Equity futures are down slightly, but came back from a deeper hole following the latest weekly employment report:
We’re to the point that something is going to have to give – it’s either sacrifice the dollar by sending stocks higher, or let stocks slide to save the dollar. The dollar is sitting right on the bottom boundary of that descending wedge as it has been for the past 3 days. It’s been climbing out, but then diving back. The longer it stays down near that 77 range, the more likely it is to eventually break down. Bonds are slightly higher, moving the opposite direction of what is the normal relationship with the morning move higher in equities, move lower in the dollar. Gold is making a pretty clear down channel and is about $991 right now.
The trade data came out with a wider than forecast trade deficit. Both exports and imports gained a little, but when you look at the year over year figures, the monthly move is just noise, it is still a collapse of historic proportions with imports down more than 30%, and exports down more than 20%. Note Econoday does not talk about those figures, they only talk about the month over month noise because it was “positive” if you like being indebted to the rest of the world:
The U.S. trade deficit in July worsened significantly and oil had little to do with it. Businesses appear to be gambling on recovery actually happening as nonoil imports spiked. The overall U.S. trade gap worsened to $32.0 billion from a revised $27.5 billion gap in June. The latest deficit was notably more negative than the consensus estimate for $28.0 billion in red ink. The good news is that exports posted a gain of 2.2 percent after a 2.1 percent increase in June. However, imports jumped 4.7 percent after a 2.5 percent rise in June. The worsening in the trade deficit was due to a wider nonpetroleum goods deficit which grew to $23.5 billion from $19.8 billion the previous month. Import gains were widespread but led by autos and consumer goods. The jump in auto imports likely was related to the cash-for-clunkers program. The petroleum gap grew to $17.9 billion from $17.3 billion the previous month.
Today's trade report showed a spike in the trade deficit partly due to cash-for-clunks but businesses still anticipant demand to be up for consumer goods excluding autos and for capital equipment. And manufacturing is getting a boost from exports. Overall, the trade sector is warming up a bit and that is good news.
Jobless claims came in at a NASTY 550,000. That is a drop of 26k from the week prior. Econoday notes that continuing claims are down, but they fail to mention that it is solely due to people losing benefits and falling off the unemployment roles. People can’t continue to file when their benefits run out and they are not counted.
First-time jobless claims fell a substantial 26,000 in the Sept. 5 week to a lower-than-expected level of 550,000 (prior week revised from 570,000). Aside from adjustment-related volatility during the summer auto shutdowns, the latest level is the lowest since the very beginning of the year. But one week isn't enough to pull the four-week average down much, at 570,000 vs. 572,750 in the prior week.

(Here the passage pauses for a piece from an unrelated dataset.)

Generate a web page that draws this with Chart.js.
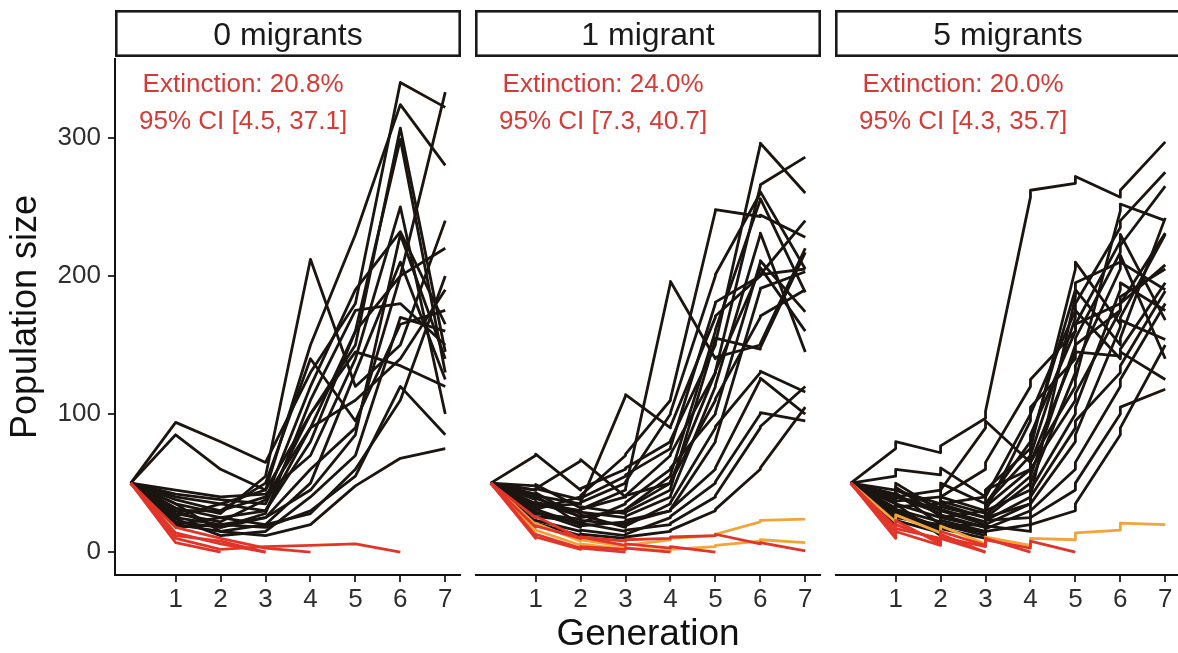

Fewer are also drawing continuing benefits with continuing claims down a sizable 159,000 to 6.088 million in data for the Aug. 29 week and the lowest level since April. The unemployment rate for insured workers fell 1 tenth to 4.6 percent.
Equities and commodities both popped higher in immediate reaction to today's 8:30 ET data that included trade data which show strength in U.S. exports. The jobless claims report certainly indicates improvement and points to continued month-to-month easing in payroll losses.
As the Fed updates the trade data I’ll dig out their charts and present them.
The 60 minute stochastics are just rolling over from overbought, I would not be surprised by a pullback in here, watch the pivot points, 1,018 is support, 1,041 is the pivot above but the 1,030 area is heavy resistance. The dollar is on the verge, a break below 77 could be violent, but it could also be a fake in today’s pushbutton Goldman controlled markets.